[JOB]: Begin with the first line and repeat exactly through the line containing "const titles = ['First"; leave every image out.

[DATA BLOCK]:
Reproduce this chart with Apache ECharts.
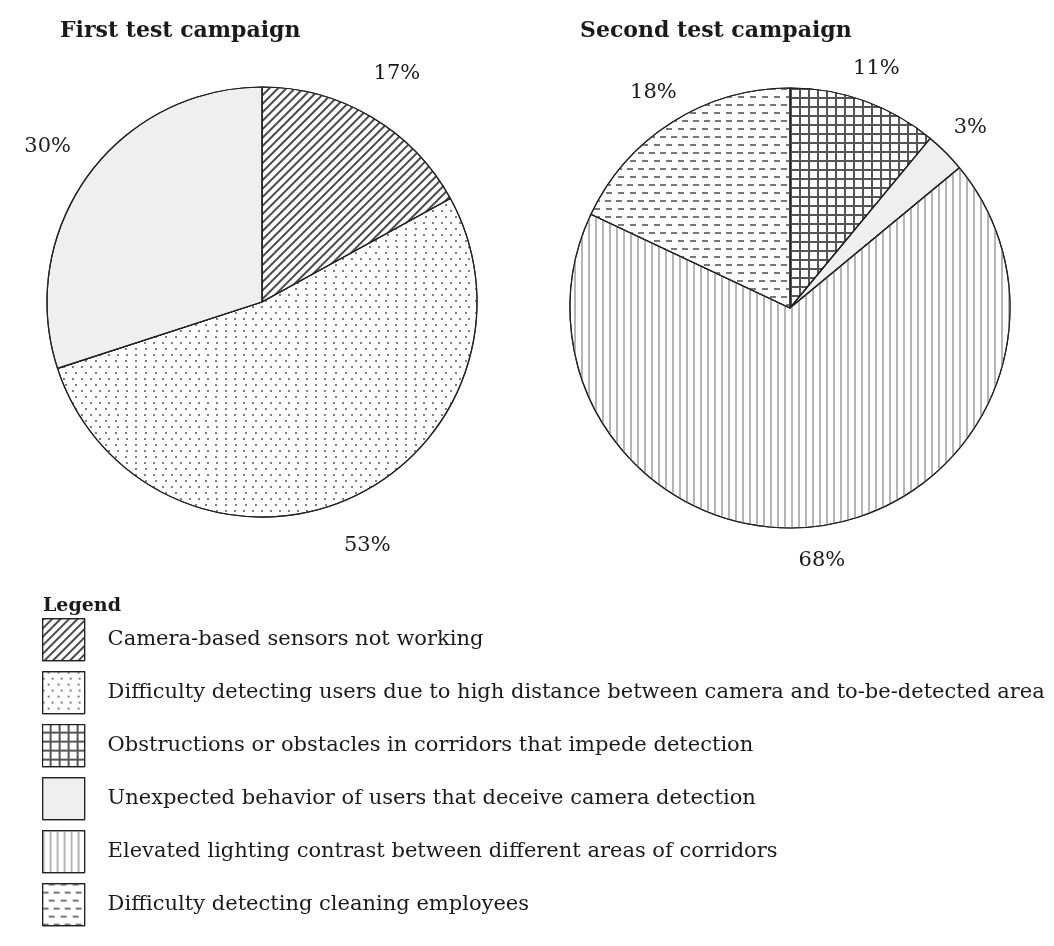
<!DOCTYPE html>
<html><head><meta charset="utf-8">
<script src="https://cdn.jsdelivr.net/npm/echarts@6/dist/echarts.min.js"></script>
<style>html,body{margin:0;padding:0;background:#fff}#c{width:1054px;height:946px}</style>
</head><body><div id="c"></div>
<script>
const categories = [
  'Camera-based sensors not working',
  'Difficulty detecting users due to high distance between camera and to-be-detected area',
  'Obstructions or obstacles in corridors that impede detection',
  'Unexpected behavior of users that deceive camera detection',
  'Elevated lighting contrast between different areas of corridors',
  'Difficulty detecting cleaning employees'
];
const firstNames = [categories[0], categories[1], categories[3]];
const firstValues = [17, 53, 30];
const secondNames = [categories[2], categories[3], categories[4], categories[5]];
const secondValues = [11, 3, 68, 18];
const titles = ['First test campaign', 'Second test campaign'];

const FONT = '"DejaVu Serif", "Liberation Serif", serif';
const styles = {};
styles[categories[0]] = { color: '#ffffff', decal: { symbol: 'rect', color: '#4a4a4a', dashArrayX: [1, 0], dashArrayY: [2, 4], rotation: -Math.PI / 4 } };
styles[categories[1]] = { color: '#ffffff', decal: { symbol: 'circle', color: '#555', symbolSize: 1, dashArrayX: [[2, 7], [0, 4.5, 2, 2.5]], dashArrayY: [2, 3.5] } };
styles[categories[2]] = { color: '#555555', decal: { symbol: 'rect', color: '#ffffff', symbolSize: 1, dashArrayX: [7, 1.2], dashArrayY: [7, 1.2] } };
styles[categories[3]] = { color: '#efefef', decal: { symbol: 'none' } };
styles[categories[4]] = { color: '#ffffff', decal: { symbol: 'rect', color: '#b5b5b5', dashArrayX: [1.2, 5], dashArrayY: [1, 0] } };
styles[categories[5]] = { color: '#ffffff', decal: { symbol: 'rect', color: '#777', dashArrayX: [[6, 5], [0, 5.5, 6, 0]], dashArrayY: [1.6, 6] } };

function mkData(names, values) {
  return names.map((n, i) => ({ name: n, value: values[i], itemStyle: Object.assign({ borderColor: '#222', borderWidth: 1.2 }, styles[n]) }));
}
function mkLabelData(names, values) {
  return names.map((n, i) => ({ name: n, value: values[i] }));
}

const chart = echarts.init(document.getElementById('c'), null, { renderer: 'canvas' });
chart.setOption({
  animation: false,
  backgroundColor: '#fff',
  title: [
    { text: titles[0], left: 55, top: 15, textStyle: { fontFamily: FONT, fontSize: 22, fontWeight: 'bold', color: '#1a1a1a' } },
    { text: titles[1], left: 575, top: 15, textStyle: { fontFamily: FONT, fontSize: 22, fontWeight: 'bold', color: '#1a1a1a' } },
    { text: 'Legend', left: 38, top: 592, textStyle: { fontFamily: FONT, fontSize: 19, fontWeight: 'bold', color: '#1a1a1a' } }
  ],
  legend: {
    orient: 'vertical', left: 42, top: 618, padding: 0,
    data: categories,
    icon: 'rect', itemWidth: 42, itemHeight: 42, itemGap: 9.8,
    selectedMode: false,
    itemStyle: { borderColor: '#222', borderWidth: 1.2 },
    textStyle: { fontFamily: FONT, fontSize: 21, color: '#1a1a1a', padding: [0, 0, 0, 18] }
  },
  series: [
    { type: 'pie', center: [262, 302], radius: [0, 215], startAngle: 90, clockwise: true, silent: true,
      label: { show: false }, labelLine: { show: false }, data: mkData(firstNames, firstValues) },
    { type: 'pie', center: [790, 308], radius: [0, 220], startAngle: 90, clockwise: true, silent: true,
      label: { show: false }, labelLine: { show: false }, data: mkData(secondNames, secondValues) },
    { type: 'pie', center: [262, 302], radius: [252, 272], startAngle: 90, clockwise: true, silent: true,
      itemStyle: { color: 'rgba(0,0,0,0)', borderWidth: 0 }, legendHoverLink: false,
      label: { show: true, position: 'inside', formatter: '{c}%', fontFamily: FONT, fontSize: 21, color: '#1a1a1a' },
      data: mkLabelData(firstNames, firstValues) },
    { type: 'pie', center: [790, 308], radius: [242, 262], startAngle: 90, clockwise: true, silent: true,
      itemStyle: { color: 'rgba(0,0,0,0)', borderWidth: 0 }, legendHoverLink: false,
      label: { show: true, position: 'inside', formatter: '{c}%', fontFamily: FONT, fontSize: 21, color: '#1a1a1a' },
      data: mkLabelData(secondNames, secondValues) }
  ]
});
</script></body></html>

[RESULT FOR THIS EXERCISE]:
Reproduce this chart with Apache ECharts.
<!DOCTYPE html>
<html><head><meta charset="utf-8">
<script src="https://cdn.jsdelivr.net/npm/echarts@6/dist/echarts.min.js"></script>
<style>html,body{margin:0;padding:0;background:#fff}#c{width:1054px;height:946px}</style>
</head><body><div id="c"></div>
<script>
const categories = [
  'Camera-based sensors not working',
  'Difficulty detecting users due to high distance between camera and to-be-detected area',
  'Obstructions or obstacles in corridors that impede detection',
  'Unexpected behavior of users that deceive camera detection',
  'Elevated lighting contrast between different areas of corridors',
  'Difficulty detecting cleaning employees'
];
const firstNames = [categories[0], categories[1], categories[3]];
const firstValues = [17, 53, 30];
const secondNames = [categories[2], categories[3], categories[4], categories[5]];
const secondValues = [11, 3, 68, 18];
const titles = ['First test campaign', 'Second test campaign'];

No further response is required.